Now, I can’t talk much about the ongoing federal case, but those are all details from the shooter’s guilty plea to state charges of murder, terrorism, and hate crimes. In February, a New York court sentenced him to 10 consecutive life sentences, plus 75 years, without the possibility of parole. 

And our case has also led to 27 federal charges: 13 hate crimes charges relating to the people he shot, one more for attempting to kill other African American people nearby, and 13 firearms charges relating to his hate crimes, with that trial scheduled to begin late next year.

I know that case has everyone’s interest across the country, but I don’t want to leave you with the impression that something needs to be a capital case—or even to include violence—for the FBI to get involved.

One recent case we investigated was up in Billings, Montana. In November 2020, a man walked into a church, hungry and needing help. The elderly woman working there gave him a gift card and wished him well. He should have just been grateful, but he didn’t like that the woman who helped him was Black. 

So five days later, he called the church and left a voicemail, claiming to be a church donor and saying he would donate a lot more money if the church would just stop employing African Americans—although the term he used was not “African Americans.”

After he made three more calls, the church contacted the local police. A detective spoke to the man, who promised not to call the church again. Three days later, he left another voicemail, apologizing. 

But, it turned out, he wasn’t done. Over the next year and a half—even after leaving the state—he continued calling the church, using racial slurs and making threats, so the FBI got involved and tracked him down.
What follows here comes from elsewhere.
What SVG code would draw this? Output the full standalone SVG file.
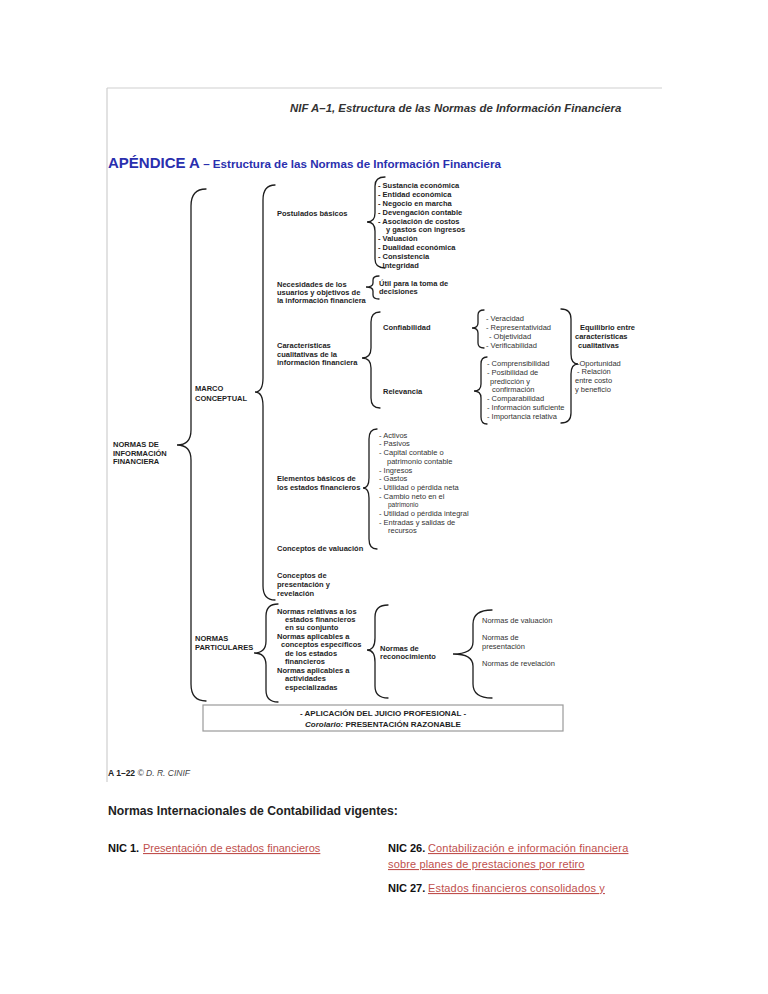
<svg xmlns="http://www.w3.org/2000/svg" width="768" height="994" viewBox="0 0 768 994">
<style>
text{font-family:"Liberation Sans",Arial,sans-serif}
.b{font-size:7.5px;font-weight:bold;fill:#1e1e1e}
.r{font-size:7.5px;fill:#333}
.br{fill:none;stroke:#1e1e1e;stroke-width:1.3;stroke-linecap:round}
.lk{font-size:11px;fill:#c0504d;text-decoration:underline}
.nic{font-size:11px;font-weight:bold;fill:#111}
</style>
<rect width="768" height="994" fill="#fff"/>
<g id="frame" stroke="#cfcfcf" stroke-width="1.2">
<line x1="107" y1="88" x2="662" y2="88"/>
<line x1="107" y1="88" x2="107" y2="782"/>
</g>
<g id="titles">
<text x="290" y="112" font-size="11.4" font-weight="bold" font-style="italic" fill="#333">NIF A–1, Estructura de las Normas de Información Financiera</text>
<text x="108" y="168" font-weight="bold" fill="#2a2fae"><tspan font-size="15">APÉNDICE A</tspan><tspan font-size="11.6"> – Estructura de las Normas de Información Financiera</tspan></text>
</g>
<g id="connectors">
<path class="br" d="M206,189 Q191,189 191,206 L191,430 Q191,445 177,445 Q191,445 191,460 L191,684 Q191,701 206,701"/>
<path class="br" d="M275,185 Q263,185 263,200 L263,378 Q263,392 255,392 Q263,392 263,406 L263,586 Q263,600 275,600"/>
<path class="br" d="M278,604 Q266,604 266,616 L266,641 Q266,653 254,653 Q266,653 266,665 L266,690 Q266,702 278,702"/>
<path class="br" d="M385,177 Q375,177 375,186 L375,213 Q375,222 367,222 Q375,222 375,231 L375,259 Q375,268 385,268"/>
<path class="br" d="M379,276 Q373,276 373,280 L373,283 Q373,287 366,287 Q373,287 373,291 L373,295 Q373,299 379,299"/>
<path class="br" d="M380,312 Q371,312 371,322 L371,348 Q371,358 362,358 Q371,358 371,368 L371,398 Q371,408 380,408"/>
<path class="br" d="M484,310 Q478,310 478,315 L478,323 Q478,328 472,328 Q478,328 478,333 L478,343 Q478,348 484,348"/>
<path class="br" d="M487,357 Q481,357 481,364 L481,384 Q481,391 474,391 Q481,391 481,398 L481,417 Q481,424 487,424"/>
<path class="br" d="M561,309 Q571,309 571,319 L571,354 Q571,364 578,364 Q571,364 571,374 L571,413 Q571,423 561,423"/>
<path class="br" d="M377,429 Q369,429 369,439 L369,478 Q369,488 363,488 Q369,488 369,498 L369,539 Q369,549 377,549"/>
<path class="br" d="M388,605 Q375,605 375,617 L375,638 Q375,650 367,650 Q375,650 375,662 L375,686 Q375,698 388,698"/>
<path class="br" d="M492,610 Q473,610 473,624 L473,642 Q473,654 453,654 Q473,654 473,666 L473,684 Q473,698 492,698"/>
</g>
<g id="n-nif">
<text class="b" x="113" y="447">NORMAS DE</text>
<text class="b" x="113" y="456">INFORMACIÓN</text>
<text class="b" x="113" y="464">FINANCIERA</text>
</g>
<g id="n-marco">
<text class="b" x="195" y="391">MARCO</text>
<text class="b" x="195" y="401">CONCEPTUAL</text>
</g>
<g id="n-particulares">
<text class="b" x="195" y="641">NORMAS</text>
<text class="b" x="195" y="650">PARTICULARES</text>
</g>
<g id="n-postulados">
<text class="b" x="277" y="216">Postulados básicos</text>
</g>
<g id="n-postulados-list" class="b">
<text x="378" y="188">- Sustancia económica</text>
<text x="378" y="197">- Entidad económica</text>
<text x="378" y="205.5">- Negocio en marcha</text>
<text x="378" y="214.5">- Devengación contable</text>
<text x="378" y="223.5">- Asociación de costos</text>
<text x="386" y="232">y gastos con ingresos</text>
<text x="378" y="241">- Valuación</text>
<text x="378" y="250">- Dualidad económica</text>
<text x="378" y="259">- Consistencia</text>
<text x="378" y="268">- Integridad</text>
</g>
<g id="n-necesidades">
<text class="b" x="277" y="287">Necesidades de los</text>
<text class="b" x="277" y="295">usuarios y objetivos de</text>
<text class="b" x="277" y="303">la información financiera</text>
</g>
<g id="n-util">
<text class="b" x="379" y="286">Útil para la toma de</text>
<text class="b" x="379" y="294">decisiones</text>
</g>
<g id="n-caracteristicas">
<text class="b" x="277" y="348">Características</text>
<text class="b" x="277" y="357">cualitativas de la</text>
<text class="b" x="277" y="365">información financiera</text>
</g>
<g id="n-confiabilidad"><text class="b" x="383" y="330">Confiabilidad</text></g>
<g id="n-relevancia"><text class="b" x="383" y="394">Relevancia</text></g>
<g id="n-conf-list" class="r">
<text x="486" y="321">- Veracidad</text>
<text x="486" y="330">- Representatividad</text>
<text x="489" y="339">- Objetividad</text>
<text x="486" y="348">- Verificabilidad</text>
</g>
<g id="n-relev-list" class="r">
<text x="487" y="366">- Comprensibilidad</text>
<text x="487" y="375">- Posibilidad de</text>
<text x="490" y="384">predicción y</text>
<text x="492" y="392">confirmación</text>
<text x="487" y="401">- Comparabilidad</text>
<text x="487" y="410">- Información suficiente</text>
<text x="487" y="419">- Importancia relativa</text>
</g>
<g id="n-equilibrio">
<text class="b" x="580" y="330">Equilibrio entre</text>
<text class="b" x="575" y="339">características</text>
<text class="b" x="578" y="348">cualitativas</text>
<text class="r" x="577" y="366">-Oportunidad</text>
<text class="r" x="577" y="374">- Relación</text>
<text class="r" x="575" y="383">entre costo</text>
<text class="r" x="575" y="392">y beneficio</text>
</g>
<g id="n-elementos">
<text class="b" x="277" y="481">Elementos básicos de</text>
<text class="b" x="277" y="490">los estados financieros</text>
</g>
<g id="n-elementos-list" class="r">
<text x="379" y="438">- Activos</text>
<text x="379" y="446">- Pasivos</text>
<text x="379" y="455">- Capital contable o</text>
<text x="387" y="464">patrimonio contable</text>
<text x="379" y="473">- Ingresos</text>
<text x="379" y="481">- Gastos</text>
<text x="379" y="490">- Utilidad o pérdida neta</text>
<text x="379" y="499">- Cambio neto en el</text>
<text x="388" y="507" font-size="6.5">patrimonio</text>
<text x="379" y="516">- Utilidad o pérdida integral</text>
<text x="379" y="525">- Entradas y salidas de</text>
<text x="388" y="533">recursos</text>
</g>
<g id="n-valuacion"><text class="b" x="277" y="551">Conceptos de valuación</text></g>
<g id="n-presentacion">
<text class="b" x="277" y="578">Conceptos de</text>
<text class="b" x="277" y="587">presentación y</text>
<text class="b" x="277" y="596">revelación</text>
</g>
<g id="n-normas-list" class="b">
<text x="277" y="614">Normas relativas a los</text>
<text x="285" y="622">estados financieros</text>
<text x="285" y="630">en su conjunto</text>
<text x="277" y="639">Normas aplicables a</text>
<text x="281" y="647">conceptos específicos</text>
<text x="285" y="656">de los estados</text>
<text x="285" y="664">financieros</text>
<text x="277" y="673">Normas aplicables a</text>
<text x="285" y="681">actividades</text>
<text x="285" y="690">especializadas</text>
</g>
<g id="n-reconocimiento">
<text class="b" x="380" y="651">Normas de</text>
<text class="b" x="380" y="659">reconocimiento</text>
</g>
<g id="n-final-list" class="r">
<text x="482" y="623">Normas de valuación</text>
<text x="482" y="640">Normas de</text>
<text x="482" y="649">presentación</text>
<text x="482" y="666">Normas de revelación</text>
</g>
<g id="n-juicio">
<rect x="203" y="705" width="360" height="26" fill="#fff" stroke="#9a9a9a" stroke-width="1.2"/>
<text x="383" y="715.5" text-anchor="middle" font-size="8" font-weight="bold" fill="#1e1e1e">- APLICACIÓN DEL JUICIO PROFESIONAL -</text>
<text x="383" y="726.5" text-anchor="middle" font-size="8" font-weight="bold" fill="#1e1e1e"><tspan font-style="italic">Corolario:</tspan> PRESENTACIÓN RAZONABLE</text>
</g>
<g id="footer">
<text x="108" y="776" font-size="8.5" fill="#444"><tspan font-weight="bold" fill="#222">A 1–22</tspan><tspan font-style="italic"> © D. R. CINIF</tspan></text>
</g>
<g id="nic">
<text x="108" y="815" font-size="12.2" font-weight="bold" fill="#222">Normas Internacionales de Contabilidad vigentes:</text>
<text class="nic" x="108" y="852">NIC 1.</text>
<text class="lk" x="143" y="852">Presentación de estados financieros</text>
<text class="nic" x="388" y="852">NIC 26.</text>
<text class="lk" x="428" y="852" letter-spacing="0.15">Contabilización e información financiera</text>
<text class="lk" x="388" y="868" letter-spacing="0.15">sobre planes de prestaciones por retiro</text>
<text class="nic" x="388" y="892">NIC 27.</text>
<text class="lk" x="428" y="892" letter-spacing="0.15">Estados financieros consolidados y</text>
</g>
</svg>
October of 2022, he was indicted on federal charges, arrested in Indiana, and held in federal custody. Last June, he pled guilty to harassment, and, in October, he was sentenced to 18 months in federal prison.

Now, that case didn’t make national headlines, but those threats made a huge impact on that church and led a woman—who’d just tried to help someone—to fear for her safety. And we were not going to rest until she felt safe again.